At the time, many wondered if it was the first step towards backtracking on the Windows Phone OS exclusivity. Then after Microsoft acquired Nokia, it seemed destined for the trash bin -- except, a couple of weeks ago, Microsoft released a second batch of the phones, long after the acquisition. We really hope you didn't buy one.
It was an odd move, made even more odd by an announcement late last week that Microsoft was cutting 18,000 jobs, many of which would come from its Nokia division. As part of the cuts, the Nokia Asha/Android X project is officially gone, with the low-end devices set for a Windows Phone rebranding, according to an email from the Executive Vice President of Microsoft Devices Group Stephen Elop.
The email also outlines the company's mobile phone strategy for the foreseeable future: instead of a two divisions for mobile phones and smartphones, there will be one division that focuses on Windows-based smartphones exclusively -- an obvious move considering that smartphones are the new normal for pretty much all cell phone owners.

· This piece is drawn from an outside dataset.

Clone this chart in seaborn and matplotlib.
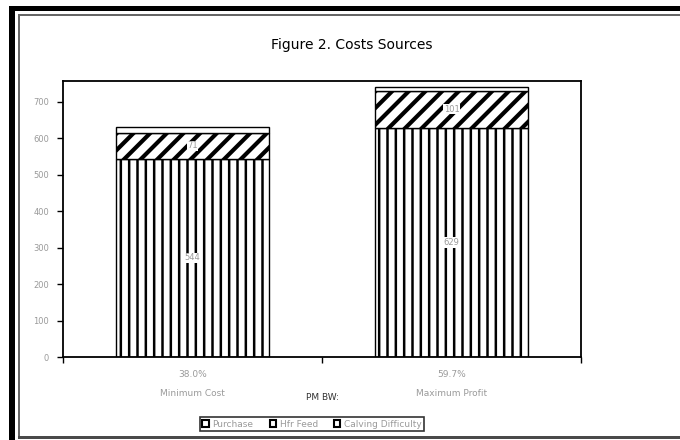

Elop notes that the company's existing Nokia X designs will be repurposed for Windows Phone devices in an effort to target the low-end market, which is the fastest growing segment of the smartphone market, especially in developing nations.
It's a smart strategy, and not just for developing nations or first-time buyers -- by lowering the entrance cost to the Microsoft ecosystem, it makes it far less of a risk for your average smartphone buyer to dabble in a new operating system. And for those emerging markets and first-time buyers, a cheap phone gets users hooked into Microsoft's services and apps, making it far more likely that their next phone will be a higher-end Microsoft device. That is exactly how Android captured the vast majority of the smartphone market -- by flooding stores with low-end devices.
At this point, it's clear that Microsoft can't compete with today's high-end users, who are dedicated Apple and Android users. But if the company can snag the low-end market, tomorrow's upgraders could end up choosing a high-end Lumia device.
The Nokia X strategy, on the other hand, made less sense: create an alternate operating system to compete with yourself, one that had fewer apps and whose only saving grace, from the company's standpoint, was its tie into Microsoft's cloud services and vague resemblance to the Windows interface.